Assembly Floating-Point Operations

Floating-point operations in assembly language enable precise numerical computations with decimal numbers. These operations are crucial for scientific calculations, graphics processing, and financial applications.

Understanding Floating-Point Representation

In assembly, floating-point numbers are typically represented using the IEEE 754 standard. This format allows for a wide range of values with varying precision.

Components of a Floating-Point Number:

• Sign bit
• Exponent
• Mantissa (or significand)

Floating-Point Registers

Modern processors often include dedicated floating-point registers. For example, x86 architectures use the x87 FPU (Floating-Point Unit) with eight 80-bit registers named ST(0) through ST(7).

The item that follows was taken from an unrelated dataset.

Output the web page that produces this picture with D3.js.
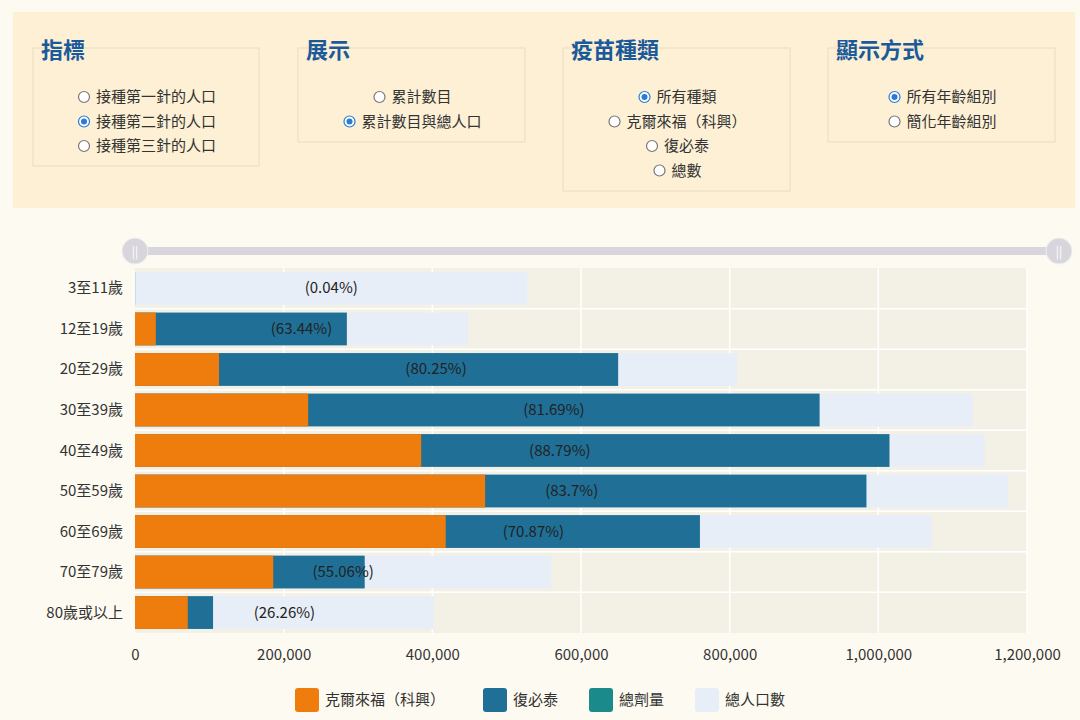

Common Floating-Point Instructions

Assembly languages provide various instructions for floating-point arithmetic. Here are some common operations:

• FLD - Load floating-point value
• FST - Store floating-point value
• FADD - Add floating-point numbers
• FSUB - Subtract floating-point numbers
• FMUL - Multiply floating-point numbers
• FDIV - Divide floating-point numbers

Example: Adding Two Floating-Point Numbers

section .data
    num1 dd 3.14
    num2 dd 2.5
    result dd 0.0

section .text
global _start

_start:
    fld dword [num1]    ; Load num1 into ST(0)
    fadd dword [num2]   ; Add num2 to ST(0)
    fstp dword [result] ; Store result and pop ST(0)

    ; Exit program
    mov eax, 1
    xor ebx, ebx
    int 0x80
    

This example demonstrates loading two floating-point numbers, adding them, and storing the result.

Precision Considerations

When working with floating-point operations in assembly, it's crucial to consider precision limitations. Rounding errors can accumulate, especially in complex calculations.

Best Practices:

• Use appropriate precision for your calculations
• Be aware of potential rounding errors
• Consider using extended precision when necessary
• Test calculations with various input values

SIMD Floating-Point Operations

Modern processors support SIMD (Single Instruction, Multiple Data) instructions for parallel floating-point operations. These can significantly improve performance for certain types of calculations.

For more information on SIMD instructions in assembly, refer to the Assembly SIMD Instructions guide.

Debugging Floating-Point Code

Debugging floating-point assembly code can be challenging due to precision issues and the complexity of the operations. Familiarize yourself with Assembly Debugging Techniques to effectively troubleshoot your code.

Conclusion

Mastering floating-point operations in assembly language is essential for developing high-performance numerical applications. By understanding the underlying representation and instructions, you can write efficient and accurate code for complex mathematical computations.